Ehrlichkeit bringt oft wenig. Trotzdem ist sie wichtig. Was Ehrlichkeit und Offenheit mit dem Advent zu tun haben, erklärt unser Autor Benedikt Bögle.
Dieser Johannes muss einfach unangenehm auffallen. Mal ehrlich: Wie wirkt jemand, der in der Wüste unterwegs ist, ein Fell aus Kamelhaaren trägt und sich von wildem Honig und – tatsächlich – Heuschrecken ernährt? Seltsam, um es einmal vorsichtig auszudrücken. Aber: Dieser Johannes kommt an. Das Evangelium des zweiten Adventssonntags (Lukas 3,1-6) erzählt davon. Die Leute kommen und hören seine Predigt. Seine Worte aber waren nicht unbedingt angenehm. Im Gegenteil: Johannes verkündet die „Umkehr“. Das griechische Original spricht hier von „metanoia“. Das ist nicht unbedingt einfach zu übersetzen. Es meint so etwas wie „umdenken“. Wo wir im Deutschen von der Umkehr sprechen, haben wir eher eine körperliche Bewegung im Kopf. Man kehrt um, wenn man einen falschen Weg genommen hat. „Bitte wenden“, würde das Navi sagen.
Leben auf dem Prüfstand
„Metanoia“ heißt: Das eigene Denken auf den Kopf stellen. Prüfen, wie das eigene Leben eigentlich so läuft. Kritisch prüfen. Einfach ist das nicht. Mit anderen kann man ja ganz einfach kritisch sein: Man kann die Fehler anderer finden, benennen und kann sich sicher sein, dass man nicht selbst die Konsequenzen ziehen muss. Aber bei sich selbst wird das schon schwerer. Eigene Fehler einzugestehen, ist schwierig; das kann sogar schmerzhaft werden. Zu nichts weniger aber fordert dieser Mann in der Wüste auf. Umdenken. Das Leben auf den Prüfstand stellen.

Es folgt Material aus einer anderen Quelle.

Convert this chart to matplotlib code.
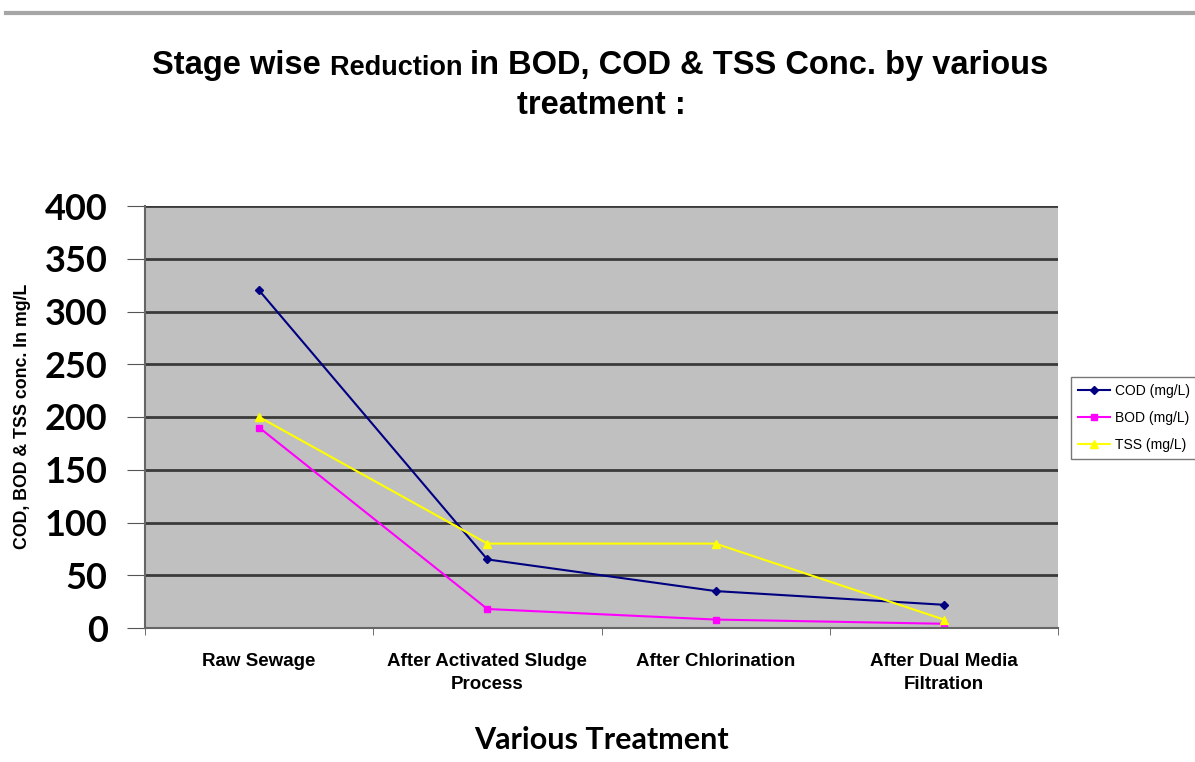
import matplotlib.pyplot as plt
from matplotlib.lines import Line2D

# data
stages = ["Raw Sewage", "After Activated Sludge\nProcess", "After Chlorination",
          "After Dual Media\nFiltration"]
cod = [320, 65, 35, 22]
bod = [190, 18, 8, 4]
tss = [200, 80, 80, 8]
yticks = [0, 50, 100, 150, 200, 250, 300, 350, 400]

fig = plt.figure(figsize=(11.95, 7.62), dpi=100)
ax = fig.add_axes([145/1195, 1 - 628/762, (1058-145)/1195, (628-206)/762])
ax.set_facecolor("#c0c0c0")

x = list(range(len(stages)))
ax.plot(x, cod, color="#000080", marker="D", ms=4.5, lw=1.5, label="COD (mg/L)")
ax.plot(x, bod, color="#ff00ff", marker="s", ms=5, lw=1.5, label="BOD (mg/L)")
ax.plot(x, tss, color="#ffff00", marker="^", ms=6, lw=1.5, label="TSS (mg/L)")

ax.set_xlim(-0.5, len(stages) - 0.5)
ax.set_ylim(0, 400)
ax.set_yticks(yticks)
ax.set_yticklabels([str(v) for v in yticks], fontsize=26, fontweight="bold",
                   family="Lato")
ax.yaxis.grid(True, color="#3a3a3a", lw=2)
ax.set_axisbelow(True)

ax.set_xticks(x)
ax.set_xticklabels(stages, fontsize=13.5, fontweight="bold", family="Liberation Sans",
                   linespacing=1.45)
ax.set_xticks([i - 0.5 for i in range(len(stages) + 1)], minor=True)
ax.tick_params(axis="x", which="major", length=0, pad=18)
ax.tick_params(axis="x", which="minor", length=5, color="#555555")
ax.tick_params(axis="y", length=13, color="#555555", pad=14)
for s in ["top", "right"]:
    ax.spines[s].set_visible(False)
for s in ["left", "bottom"]:
    ax.spines[s].set_color("#666666")
    ax.spines[s].set_linewidth(1.5)

fig.text(23/1195, 1 - 416/762, "COD, BOD & TSS conc. In mg/L", rotation=90,
         ha="center", va="center", fontsize=12.8, fontweight="bold",
         family="Liberation Sans")
fig.text(601/1195, 1 - 740/762, "Various Treatment", ha="center", va="center",
         fontsize=22, fontweight="bold", family="Lato")

# title, "Reduction" is set smaller in the original
t1 = fig.text(152/1195, 1 - 74/762, "Stage wise ", fontsize=23.5, fontweight="bold",
              family="Liberation Sans", va="baseline")
t2 = ax.annotate("Reduction ", xy=(1, 0), xycoords=t1, fontsize=19.5,
                 fontweight="bold", family="Liberation Sans", va="bottom",
                 annotation_clip=False)
ax.annotate("in BOD, COD & TSS Conc. by various", xy=(1, 0), xycoords=t2,
            fontsize=23.5, fontweight="bold", family="Liberation Sans", va="bottom",
            annotation_clip=False)
fig.text(601/1195, 1 - 105/762, "treatment :", ha="center", va="center",
         fontsize=23.5, fontweight="bold", family="Liberation Sans")

leg = fig.legend(loc="upper left", bbox_to_anchor=(1071/1195, 1 - 377/762),
                 prop={"family": "Liberation Sans", "size": 10}, frameon=True,
                 fancybox=False, edgecolor="#555555", handlelength=2.3,
                 handletextpad=0.35, borderpad=0.5, labelspacing=0.95,
                 borderaxespad=0)

fig.add_artist(Line2D([0.005, 1], [1 - 13/762, 1 - 13/762], color="#a6a6a6", lw=3))

fig.savefig("out.png", dpi=100)
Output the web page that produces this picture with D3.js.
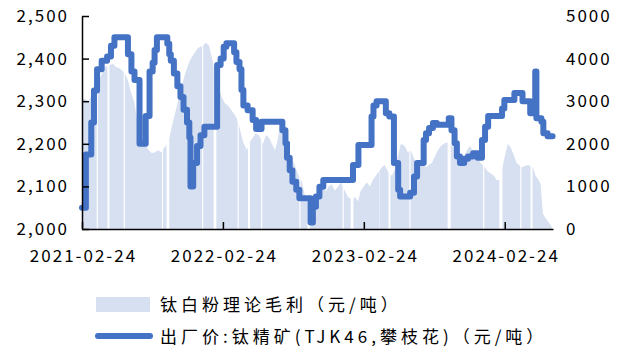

Wer so etwas fordert, macht sich zwangsläufig unbeliebt. Das musste auch der Täufer Johannes erleben. Seine etwas unverblümte Art brachte ihn in erhebliche Schwierigkeiten. Den Herrscher Herodes hatte Johannes getadelt, da dieser die Frau seines Bruders geheiratet hatte. Der Frau gefiel das gar nicht. Sie stachelte deswegen ihre hübsche Tochter, die betörend tanzen konnte, an, für einen besonders schönen Tanz den Kopf des Täufers zu fordern. Johannes wurde enthauptet.
Konkrete Ansagen!
Ehrlich zu sein und die Wahrheit zu sagen, bringt selten Begeisterungsstürme ein. Meist ist es unangenehm. Aber trotzdem wichtig! Die Menschen wollen ja konkrete Ansagen haben. Ein Gespräch, das immer vage und im Dunkeln bleibt, verläuft rasch im Sand. Gutes Beispiel: die vergangenen Wahlkämpfe in Deutschland. „Für ein Deutschland, in dem wir gut und gerne leben“ – ja, wer will das denn nicht? „Mehr Gerechtigkeit wagen“ – klar, wer wäre dann gegen Gerechtigkeit? Oder auch im bayerischen Landtagswahlkampf: „Ja zu Bayern“. Wer würde denn „nein“ zu Bayern sagen?
Wer sich nicht positioniert, muss auch keinen allzu starken Gegenwind fürchten. Klar. Wirklich ehrlich ist das aber auch nicht. Die Wahrheit ist oft unangenehm. Aber wichtig. Der Prophet und Täufer Johannes macht das sehr klar. Die Umkehr ist in seiner Predigt die Voraussetzung für die Vergebung. „Ein weiter so“ – verzeiht die vielgehörte Formulierung – „kann es nicht geben.“ Johannes zitiert den Propheten Jesaja: „Was krumm ist, soll gerade werden, was uneben ist, soll zum ebenen Weg werden.“
Nicht einfach, aber wichtig
Diese Predigt ist unangenehm. Johannes nimmt einen klaren Standpunkt ein, der abschreckt, der ihn sogar auf das Schafott führt. Aber ohne einen klaren Standpunkt wäre seine Predigt leer und sinnlos. Worte ohne Inhalt. Sein Standpunkt hat Vorbildcharakter: umdenken, umkehren, neue Wege gehen! Das ist auch der Sinn des Advents. Er soll zum Innehalten einladen. Mal nachdenken, was eigentlich das eigene Leben ausmacht. Wofür man einsteht, was wichtig ist. Einfach ist das nicht. Aber wichtig.